Provided data:
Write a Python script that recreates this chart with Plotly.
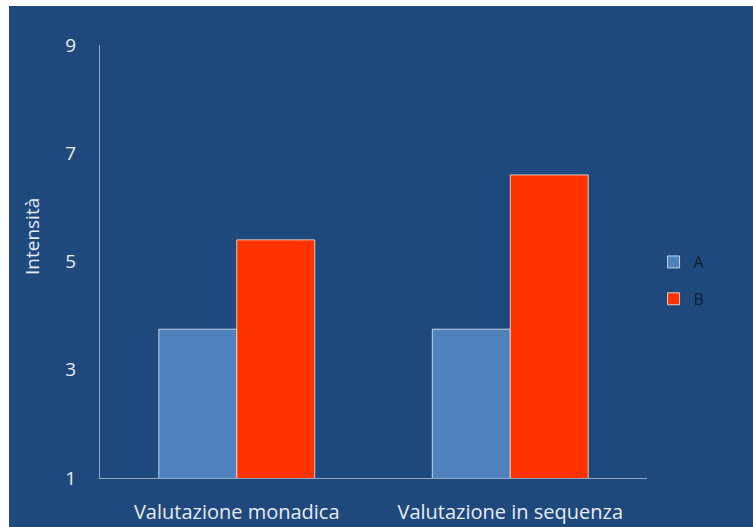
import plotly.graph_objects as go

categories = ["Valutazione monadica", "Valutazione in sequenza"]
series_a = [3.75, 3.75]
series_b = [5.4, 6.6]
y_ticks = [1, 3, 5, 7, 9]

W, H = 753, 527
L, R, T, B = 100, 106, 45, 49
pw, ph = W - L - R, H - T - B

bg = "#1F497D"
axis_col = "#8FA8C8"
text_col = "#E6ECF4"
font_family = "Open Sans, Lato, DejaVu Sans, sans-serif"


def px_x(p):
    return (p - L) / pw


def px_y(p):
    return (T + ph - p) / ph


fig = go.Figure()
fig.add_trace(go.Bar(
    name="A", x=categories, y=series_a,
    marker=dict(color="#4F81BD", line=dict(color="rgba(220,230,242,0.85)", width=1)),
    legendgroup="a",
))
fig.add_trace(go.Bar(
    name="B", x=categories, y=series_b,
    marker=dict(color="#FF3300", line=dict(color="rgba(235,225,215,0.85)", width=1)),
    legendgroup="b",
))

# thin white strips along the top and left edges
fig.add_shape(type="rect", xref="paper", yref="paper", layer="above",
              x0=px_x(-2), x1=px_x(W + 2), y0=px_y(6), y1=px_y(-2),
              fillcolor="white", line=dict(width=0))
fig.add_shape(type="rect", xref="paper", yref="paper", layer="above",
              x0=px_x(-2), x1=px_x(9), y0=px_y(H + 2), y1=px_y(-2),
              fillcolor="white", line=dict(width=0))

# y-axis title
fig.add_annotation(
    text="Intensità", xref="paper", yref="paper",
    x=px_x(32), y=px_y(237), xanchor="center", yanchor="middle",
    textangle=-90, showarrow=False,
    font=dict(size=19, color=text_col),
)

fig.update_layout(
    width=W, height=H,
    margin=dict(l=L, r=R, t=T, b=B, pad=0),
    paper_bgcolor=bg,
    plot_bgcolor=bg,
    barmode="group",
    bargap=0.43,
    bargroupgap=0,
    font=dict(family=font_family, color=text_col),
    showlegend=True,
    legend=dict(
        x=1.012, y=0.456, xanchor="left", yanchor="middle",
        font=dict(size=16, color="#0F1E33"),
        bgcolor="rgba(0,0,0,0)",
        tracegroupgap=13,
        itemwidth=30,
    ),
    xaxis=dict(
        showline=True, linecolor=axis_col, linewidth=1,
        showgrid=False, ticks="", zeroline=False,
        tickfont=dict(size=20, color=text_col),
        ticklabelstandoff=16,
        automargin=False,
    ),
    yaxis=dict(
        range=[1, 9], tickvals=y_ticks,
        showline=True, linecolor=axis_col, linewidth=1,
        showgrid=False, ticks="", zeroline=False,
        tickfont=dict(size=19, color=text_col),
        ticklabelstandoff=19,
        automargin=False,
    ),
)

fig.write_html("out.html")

Aim of the task:
Quote the data exactly, leaving every image out of the copy.

Exercise answer:
Write a Python script that recreates this chart with Plotly.
import plotly.graph_objects as go

categories = ["Valutazione monadica", "Valutazione in sequenza"]
series_a = [3.75, 3.75]
series_b = [5.4, 6.6]
y_ticks = [1, 3, 5, 7, 9]

W, H = 753, 527
L, R, T, B = 100, 106, 45, 49
pw, ph = W - L - R, H - T - B

bg = "#1F497D"
axis_col = "#8FA8C8"
text_col = "#E6ECF4"
font_family = "Open Sans, Lato, DejaVu Sans, sans-serif"


def px_x(p):
    return (p - L) / pw


def px_y(p):
    return (T + ph - p) / ph


fig = go.Figure()
fig.add_trace(go.Bar(
    name="A", x=categories, y=series_a,
    marker=dict(color="#4F81BD", line=dict(color="rgba(220,230,242,0.85)", width=1)),
    legendgroup="a",
))
fig.add_trace(go.Bar(
    name="B", x=categories, y=series_b,
    marker=dict(color="#FF3300", line=dict(color="rgba(235,225,215,0.85)", width=1)),
    legendgroup="b",
))

# thin white strips along the top and left edges
fig.add_shape(type="rect", xref="paper", yref="paper", layer="above",
              x0=px_x(-2), x1=px_x(W + 2), y0=px_y(6), y1=px_y(-2),
              fillcolor="white", line=dict(width=0))
fig.add_shape(type="rect", xref="paper", yref="paper", layer="above",
              x0=px_x(-2), x1=px_x(9), y0=px_y(H + 2), y1=px_y(-2),
              fillcolor="white", line=dict(width=0))

# y-axis title
fig.add_annotation(
    text="Intensità", xref="paper", yref="paper",
    x=px_x(32), y=px_y(237), xanchor="center", yanchor="middle",
    textangle=-90, showarrow=False,
    font=dict(size=19, color=text_col),
)

fig.update_layout(
    width=W, height=H,
    margin=dict(l=L, r=R, t=T, b=B, pad=0),
    paper_bgcolor=bg,
    plot_bgcolor=bg,
    barmode="group",
    bargap=0.43,
    bargroupgap=0,
    font=dict(family=font_family, color=text_col),
    showlegend=True,
    legend=dict(
        x=1.012, y=0.456, xanchor="left", yanchor="middle",
        font=dict(size=16, color="#0F1E33"),
        bgcolor="rgba(0,0,0,0)",
        tracegroupgap=13,
        itemwidth=30,
    ),
    xaxis=dict(
        showline=True, linecolor=axis_col, linewidth=1,
        showgrid=False, ticks="", zeroline=False,
        tickfont=dict(size=20, color=text_col),
        ticklabelstandoff=16,
        automargin=False,
    ),
    yaxis=dict(
        range=[1, 9], tickvals=y_ticks,
        showline=True, linecolor=axis_col, linewidth=1,
        showgrid=False, ticks="", zeroline=False,
        tickfont=dict(size=19, color=text_col),
        ticklabelstandoff=19,
        automargin=False,
    ),
)

fig.write_html("out.html")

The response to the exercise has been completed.